With the buzz around the growing use of exotic new composite materials in aircraft design, it’s easy to forget that innovation is proceeding just as rapidly for metal parts.\

With the buzz around the growing use of exotic new composite materials in aircraft design, it’s easy to forget that innovation is proceeding just as rapidly for metal parts.

New alloys - or, at least, alloys new to aerospace applications - are continually improving metal components’ heat tolerance, weight and strength.

At the forefront of of the metals revolution has been titanium aluminide (TiAl), which boasts similar heat resistance to nickel alloy but at only half the weight.
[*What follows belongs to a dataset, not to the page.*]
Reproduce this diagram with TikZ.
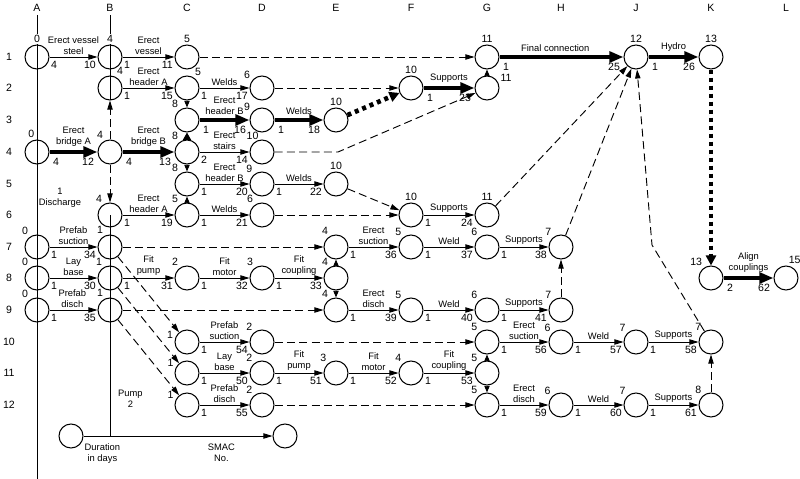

Now the fruitful bond between titanium and aluminium has been recognised beyond molecular level with the launch of an aerospace joint venture between Alcoa Samara and VSMPO-AVISMA.

The former is Russia’s largest producer of forged aluminium products, while VSMPO-AVISMA is the world leader in titanium production.
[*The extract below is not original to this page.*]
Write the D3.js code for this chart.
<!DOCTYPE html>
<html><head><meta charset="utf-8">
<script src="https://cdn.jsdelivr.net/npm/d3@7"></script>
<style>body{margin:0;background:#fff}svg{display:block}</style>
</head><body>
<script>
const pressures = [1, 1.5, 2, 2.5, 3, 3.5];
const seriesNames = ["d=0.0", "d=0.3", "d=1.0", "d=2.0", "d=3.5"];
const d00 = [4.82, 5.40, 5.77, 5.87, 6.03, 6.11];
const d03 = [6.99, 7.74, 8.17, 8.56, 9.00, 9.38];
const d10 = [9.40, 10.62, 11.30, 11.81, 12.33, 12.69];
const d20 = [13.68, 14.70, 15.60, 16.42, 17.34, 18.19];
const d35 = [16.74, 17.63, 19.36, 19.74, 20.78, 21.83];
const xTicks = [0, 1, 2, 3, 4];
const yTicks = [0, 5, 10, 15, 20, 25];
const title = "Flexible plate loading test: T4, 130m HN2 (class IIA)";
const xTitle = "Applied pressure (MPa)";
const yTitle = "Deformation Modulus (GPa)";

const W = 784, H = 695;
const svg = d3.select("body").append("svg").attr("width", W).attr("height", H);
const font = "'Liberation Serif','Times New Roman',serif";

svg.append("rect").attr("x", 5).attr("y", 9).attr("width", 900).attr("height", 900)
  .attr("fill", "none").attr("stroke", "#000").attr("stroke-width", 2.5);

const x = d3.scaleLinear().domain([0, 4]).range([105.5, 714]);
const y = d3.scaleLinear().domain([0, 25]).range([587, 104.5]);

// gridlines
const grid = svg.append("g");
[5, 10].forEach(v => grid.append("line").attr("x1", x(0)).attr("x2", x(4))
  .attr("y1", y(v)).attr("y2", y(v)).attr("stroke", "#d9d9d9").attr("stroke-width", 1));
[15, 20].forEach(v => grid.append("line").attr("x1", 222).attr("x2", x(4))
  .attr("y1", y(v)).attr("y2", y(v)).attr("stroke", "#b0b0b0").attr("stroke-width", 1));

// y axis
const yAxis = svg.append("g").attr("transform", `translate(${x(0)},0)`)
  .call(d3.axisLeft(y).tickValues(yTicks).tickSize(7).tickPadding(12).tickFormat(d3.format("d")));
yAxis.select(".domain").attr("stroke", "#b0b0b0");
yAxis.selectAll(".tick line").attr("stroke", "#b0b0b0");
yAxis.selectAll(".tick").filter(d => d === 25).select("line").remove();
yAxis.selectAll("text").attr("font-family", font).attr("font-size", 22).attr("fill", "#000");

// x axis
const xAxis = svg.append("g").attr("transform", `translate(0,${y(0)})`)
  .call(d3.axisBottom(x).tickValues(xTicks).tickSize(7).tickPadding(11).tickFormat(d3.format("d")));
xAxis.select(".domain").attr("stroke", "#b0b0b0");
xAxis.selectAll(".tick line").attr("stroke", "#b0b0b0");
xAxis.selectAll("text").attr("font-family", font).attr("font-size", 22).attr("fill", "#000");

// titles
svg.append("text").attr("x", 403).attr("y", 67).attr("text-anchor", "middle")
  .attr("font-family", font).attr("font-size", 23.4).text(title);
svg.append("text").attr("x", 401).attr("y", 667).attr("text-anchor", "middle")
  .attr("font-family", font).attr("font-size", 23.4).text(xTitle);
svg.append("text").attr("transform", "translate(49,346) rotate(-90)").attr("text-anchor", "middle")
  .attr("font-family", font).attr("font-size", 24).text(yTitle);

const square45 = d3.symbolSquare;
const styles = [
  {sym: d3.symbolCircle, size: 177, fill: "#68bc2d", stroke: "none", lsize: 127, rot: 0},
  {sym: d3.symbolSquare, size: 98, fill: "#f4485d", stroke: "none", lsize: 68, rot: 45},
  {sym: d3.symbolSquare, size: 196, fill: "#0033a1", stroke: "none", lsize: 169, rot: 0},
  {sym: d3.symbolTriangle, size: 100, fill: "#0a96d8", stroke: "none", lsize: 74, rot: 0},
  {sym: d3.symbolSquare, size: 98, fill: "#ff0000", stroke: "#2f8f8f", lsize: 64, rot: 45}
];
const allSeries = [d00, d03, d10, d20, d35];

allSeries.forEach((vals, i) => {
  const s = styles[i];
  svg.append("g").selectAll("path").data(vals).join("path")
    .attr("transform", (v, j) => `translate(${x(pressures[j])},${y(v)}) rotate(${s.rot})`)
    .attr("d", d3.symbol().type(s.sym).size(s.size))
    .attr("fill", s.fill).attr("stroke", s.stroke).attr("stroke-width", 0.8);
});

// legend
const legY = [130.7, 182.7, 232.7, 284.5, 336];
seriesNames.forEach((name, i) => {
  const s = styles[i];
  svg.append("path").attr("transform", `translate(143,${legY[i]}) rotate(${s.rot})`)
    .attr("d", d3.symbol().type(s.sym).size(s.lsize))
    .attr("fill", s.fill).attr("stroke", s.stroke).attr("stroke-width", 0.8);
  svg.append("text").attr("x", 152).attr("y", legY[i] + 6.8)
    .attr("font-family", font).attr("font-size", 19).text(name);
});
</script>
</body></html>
Their joint venture, AlTi Forge, will manufacture large titanium and aluminium alloy parts for aircraft, such as landing gear beams and wing pylons.

“We are growing Alcoa’s range of multi-material offerings to enhance the competitiveness of our aerospace business and position it for continued profitable growth,” says Maxim Smirnov, president of Alcoa Russia.

With Russian commercial aircraft programmes either struggling or in embryonic stage, the partners will seek to build on their strong relationships with Boeing, Airbus and other Western aerospace manufacturers.

Thankfully for both, those relationships are highly valued by all parties. VSMPO’s titanium, for instance, continued to be shipped to the US and EU even at the height of last year’s sanctions.